Nice job. If you like the fluke try a sluggo in arkansas shad color with a 3/0 texpos hook and a nail weight in the head, Awesome bait for this time of the year.


----------



## Jim (May 14, 2008)

BLK fisher said:


> Nice job. If you like the fluke try a sluggo in arkansas shad color with a 3/0 texpos hook and a nail weight in the head, Awesome bait for this time of the year.




sluggos rule! 8)


----------



## Nickk (May 14, 2008)

Nice fish!

I love Zoom super fluke jr.s in watermelon for river smallies. I fish them on sort of a light carolina rig with a 1/32-1/16 tungsten weight above the swivel. Cast up stream and work them slow, I've seen them catch fish in 36 degree water.


----------



## shamoo (May 15, 2008)

Way to catchem up Mr. slim357, good pics dude, oh you wearin bats?


----------



## Captain Ahab (May 15, 2008)

I make my own flukes - and they RULE!

Slim - get yourself a fluke mold


----------



## Waterwings (May 15, 2008)

How many hits (catches) do you guys normally get from a Fluke? In using the Zoom brand, I've found they last for about 2-3 good catches, depending on how hard the bass hits it, then the fluke tears due to it's softness.


----------



## Captain Ahab (May 15, 2008)

I usually only get one hit - but I make them super soft 

Wacky rigged with all that softness gives them crazy action

I also use them in smoke grey to match the color of the shad fry - works like a charm


----------



## slim357 (May 15, 2008)

Well i just ordered a mold and some more plastic.

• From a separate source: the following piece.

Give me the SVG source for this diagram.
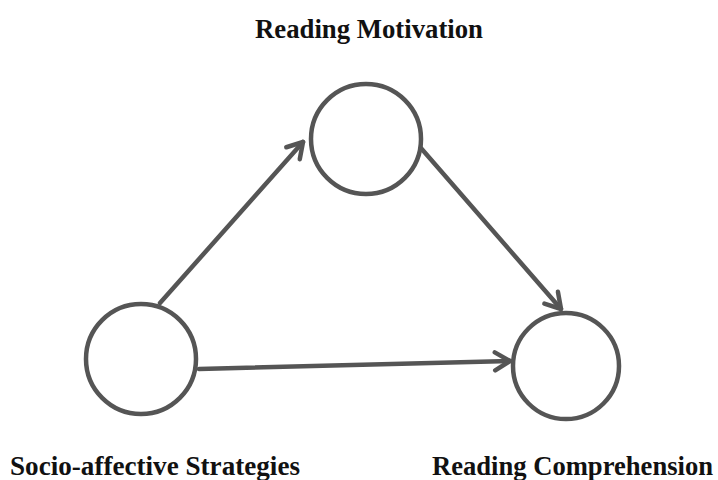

I only use the white ones, and if I cant find them in white i go for albino, fished with a weighted worm hook they tend to get torn up faster than if fished on a light jig head. But yesterday I had zero rip, lost a few due to snags, but that was it.


----------



## Captain Ahab (May 20, 2008)

Did you start pouring flukes?


----------



## slim357 (May 21, 2008)

yea started last night, tried em out today, no takers was a bit upsetting but theres always tomarrow


----------